* What is expected *
Skip all pictures, then copy the lines from the start of the data through the line with "from matplotlib.lines import Line2D", keeping both ends.

* Supplied material *
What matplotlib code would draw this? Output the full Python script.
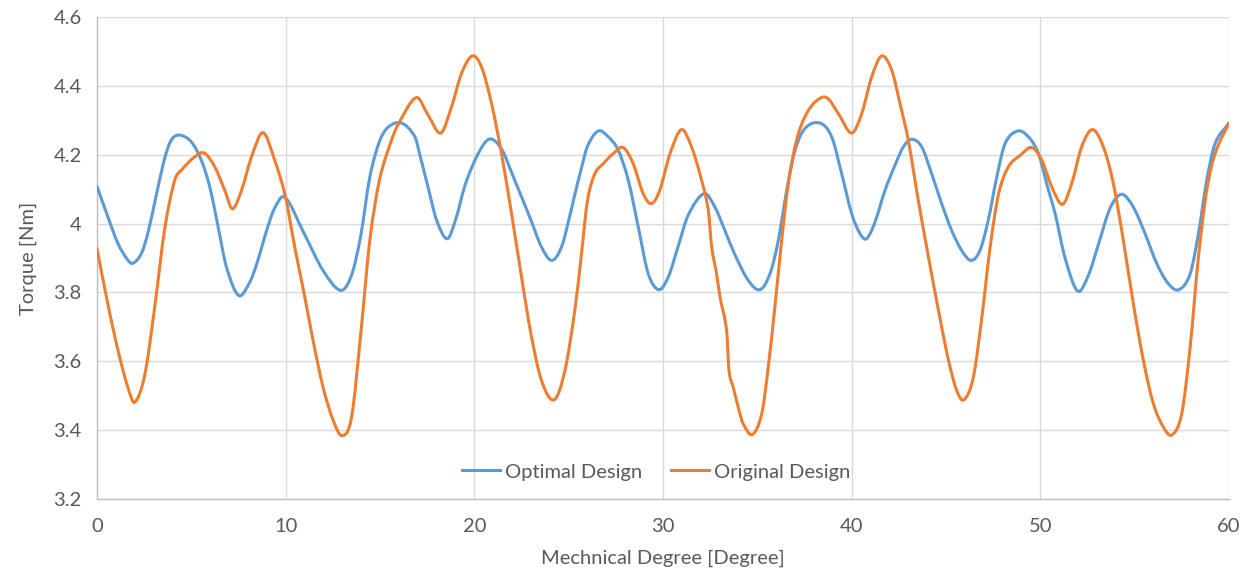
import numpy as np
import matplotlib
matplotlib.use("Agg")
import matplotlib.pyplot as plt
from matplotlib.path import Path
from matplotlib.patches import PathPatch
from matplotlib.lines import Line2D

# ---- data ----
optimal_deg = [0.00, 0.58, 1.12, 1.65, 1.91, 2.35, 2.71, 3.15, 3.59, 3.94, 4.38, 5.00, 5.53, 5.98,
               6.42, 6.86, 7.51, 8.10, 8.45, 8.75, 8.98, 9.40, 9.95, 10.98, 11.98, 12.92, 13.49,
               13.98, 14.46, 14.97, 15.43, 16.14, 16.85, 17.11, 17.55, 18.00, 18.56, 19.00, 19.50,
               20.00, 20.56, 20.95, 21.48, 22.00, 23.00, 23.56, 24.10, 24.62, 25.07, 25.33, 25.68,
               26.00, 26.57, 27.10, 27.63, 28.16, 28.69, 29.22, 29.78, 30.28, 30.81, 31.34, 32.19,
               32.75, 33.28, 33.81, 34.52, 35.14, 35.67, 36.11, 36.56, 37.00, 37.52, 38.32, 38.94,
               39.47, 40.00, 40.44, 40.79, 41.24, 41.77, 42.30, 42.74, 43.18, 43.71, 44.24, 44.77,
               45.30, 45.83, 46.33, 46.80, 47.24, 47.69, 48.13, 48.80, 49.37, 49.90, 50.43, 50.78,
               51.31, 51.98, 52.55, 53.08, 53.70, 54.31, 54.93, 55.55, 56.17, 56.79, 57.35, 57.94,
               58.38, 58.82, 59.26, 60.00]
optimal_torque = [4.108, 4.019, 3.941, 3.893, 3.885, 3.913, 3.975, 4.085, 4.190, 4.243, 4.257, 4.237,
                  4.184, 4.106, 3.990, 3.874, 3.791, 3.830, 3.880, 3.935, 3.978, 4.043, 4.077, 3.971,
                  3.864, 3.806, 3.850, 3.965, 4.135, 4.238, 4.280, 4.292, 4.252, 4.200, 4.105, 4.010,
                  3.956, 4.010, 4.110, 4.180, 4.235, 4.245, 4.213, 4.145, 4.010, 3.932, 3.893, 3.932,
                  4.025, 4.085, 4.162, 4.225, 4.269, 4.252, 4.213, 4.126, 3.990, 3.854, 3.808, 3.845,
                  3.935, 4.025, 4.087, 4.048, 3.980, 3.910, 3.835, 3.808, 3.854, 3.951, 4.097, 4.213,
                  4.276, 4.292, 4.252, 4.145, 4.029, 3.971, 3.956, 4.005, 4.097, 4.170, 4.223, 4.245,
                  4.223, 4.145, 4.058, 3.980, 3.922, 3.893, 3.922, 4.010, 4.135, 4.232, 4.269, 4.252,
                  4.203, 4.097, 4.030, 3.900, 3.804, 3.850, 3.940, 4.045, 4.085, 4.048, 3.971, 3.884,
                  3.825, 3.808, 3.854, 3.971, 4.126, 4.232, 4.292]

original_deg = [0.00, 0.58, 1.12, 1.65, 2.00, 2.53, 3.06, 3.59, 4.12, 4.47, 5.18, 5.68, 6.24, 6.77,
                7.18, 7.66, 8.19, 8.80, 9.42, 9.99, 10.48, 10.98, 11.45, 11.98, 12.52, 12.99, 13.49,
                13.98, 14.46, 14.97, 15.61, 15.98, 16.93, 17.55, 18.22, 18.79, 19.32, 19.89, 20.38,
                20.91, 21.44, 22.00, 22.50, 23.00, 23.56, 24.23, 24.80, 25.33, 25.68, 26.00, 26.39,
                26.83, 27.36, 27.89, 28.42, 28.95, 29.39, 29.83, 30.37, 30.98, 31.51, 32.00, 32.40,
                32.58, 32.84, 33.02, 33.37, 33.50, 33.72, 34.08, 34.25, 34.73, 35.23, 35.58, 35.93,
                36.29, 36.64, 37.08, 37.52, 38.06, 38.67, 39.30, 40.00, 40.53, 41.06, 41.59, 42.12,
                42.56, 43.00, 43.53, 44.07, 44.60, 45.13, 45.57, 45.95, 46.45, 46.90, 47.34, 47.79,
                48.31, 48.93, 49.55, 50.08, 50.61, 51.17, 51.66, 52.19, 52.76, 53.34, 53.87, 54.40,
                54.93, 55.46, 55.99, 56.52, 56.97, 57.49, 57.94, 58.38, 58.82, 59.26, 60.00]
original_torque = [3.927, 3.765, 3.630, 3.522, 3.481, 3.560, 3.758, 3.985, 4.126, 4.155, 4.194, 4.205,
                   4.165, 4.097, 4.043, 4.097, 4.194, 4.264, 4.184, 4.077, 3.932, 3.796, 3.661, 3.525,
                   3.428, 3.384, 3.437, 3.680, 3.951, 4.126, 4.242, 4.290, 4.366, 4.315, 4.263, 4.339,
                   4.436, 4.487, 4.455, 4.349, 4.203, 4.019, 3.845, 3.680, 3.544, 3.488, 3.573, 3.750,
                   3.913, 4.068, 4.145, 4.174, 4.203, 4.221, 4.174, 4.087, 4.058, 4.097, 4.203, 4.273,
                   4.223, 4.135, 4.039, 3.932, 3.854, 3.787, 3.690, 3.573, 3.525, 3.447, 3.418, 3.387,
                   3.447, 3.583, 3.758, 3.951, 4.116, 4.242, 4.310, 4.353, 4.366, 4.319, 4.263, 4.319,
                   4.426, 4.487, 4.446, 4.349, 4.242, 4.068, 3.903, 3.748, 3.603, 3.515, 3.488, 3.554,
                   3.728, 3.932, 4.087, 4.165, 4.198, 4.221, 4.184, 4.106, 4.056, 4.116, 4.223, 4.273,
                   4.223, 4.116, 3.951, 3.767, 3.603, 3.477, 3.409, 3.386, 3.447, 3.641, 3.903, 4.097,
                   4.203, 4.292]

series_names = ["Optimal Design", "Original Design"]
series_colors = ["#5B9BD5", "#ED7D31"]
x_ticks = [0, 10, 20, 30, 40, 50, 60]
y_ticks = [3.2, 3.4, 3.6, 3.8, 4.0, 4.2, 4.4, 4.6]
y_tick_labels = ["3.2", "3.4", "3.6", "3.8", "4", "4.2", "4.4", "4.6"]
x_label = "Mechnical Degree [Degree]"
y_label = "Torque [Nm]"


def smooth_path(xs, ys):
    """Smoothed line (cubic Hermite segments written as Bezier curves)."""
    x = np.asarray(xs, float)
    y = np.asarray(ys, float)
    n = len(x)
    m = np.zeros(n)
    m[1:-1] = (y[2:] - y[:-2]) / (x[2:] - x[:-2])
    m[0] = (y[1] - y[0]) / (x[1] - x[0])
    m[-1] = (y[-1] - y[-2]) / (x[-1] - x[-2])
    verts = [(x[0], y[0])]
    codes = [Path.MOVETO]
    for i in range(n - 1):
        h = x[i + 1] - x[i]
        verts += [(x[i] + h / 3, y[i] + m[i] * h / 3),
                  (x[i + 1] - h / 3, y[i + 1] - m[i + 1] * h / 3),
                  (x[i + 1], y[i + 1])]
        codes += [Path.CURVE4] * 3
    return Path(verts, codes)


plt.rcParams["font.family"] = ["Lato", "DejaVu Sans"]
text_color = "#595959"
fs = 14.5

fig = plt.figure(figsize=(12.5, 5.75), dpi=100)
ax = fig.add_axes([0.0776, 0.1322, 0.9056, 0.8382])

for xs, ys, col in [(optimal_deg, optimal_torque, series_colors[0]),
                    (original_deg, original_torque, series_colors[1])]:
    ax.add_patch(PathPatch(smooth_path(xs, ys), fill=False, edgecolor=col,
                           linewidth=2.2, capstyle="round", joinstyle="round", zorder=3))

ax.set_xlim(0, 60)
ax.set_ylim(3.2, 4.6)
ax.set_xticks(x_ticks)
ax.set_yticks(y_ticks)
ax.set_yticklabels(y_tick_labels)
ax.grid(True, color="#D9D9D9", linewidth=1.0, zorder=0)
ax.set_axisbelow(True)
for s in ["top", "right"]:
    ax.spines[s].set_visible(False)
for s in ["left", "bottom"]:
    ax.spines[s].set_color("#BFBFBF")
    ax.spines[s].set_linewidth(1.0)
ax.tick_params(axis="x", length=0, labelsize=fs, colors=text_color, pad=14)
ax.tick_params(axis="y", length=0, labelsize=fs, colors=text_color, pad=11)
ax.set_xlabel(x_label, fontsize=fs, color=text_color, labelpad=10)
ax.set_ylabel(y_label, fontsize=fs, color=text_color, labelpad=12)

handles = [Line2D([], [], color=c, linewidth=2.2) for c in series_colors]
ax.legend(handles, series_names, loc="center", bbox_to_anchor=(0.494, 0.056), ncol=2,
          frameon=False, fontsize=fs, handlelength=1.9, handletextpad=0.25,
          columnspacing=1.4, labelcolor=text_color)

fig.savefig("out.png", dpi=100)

* Written solution *
What matplotlib code would draw this? Output the full Python script.
import numpy as np
import matplotlib
matplotlib.use("Agg")
import matplotlib.pyplot as plt
from matplotlib.path import Path
from matplotlib.patches import PathPatch
from matplotlib.lines import Line2D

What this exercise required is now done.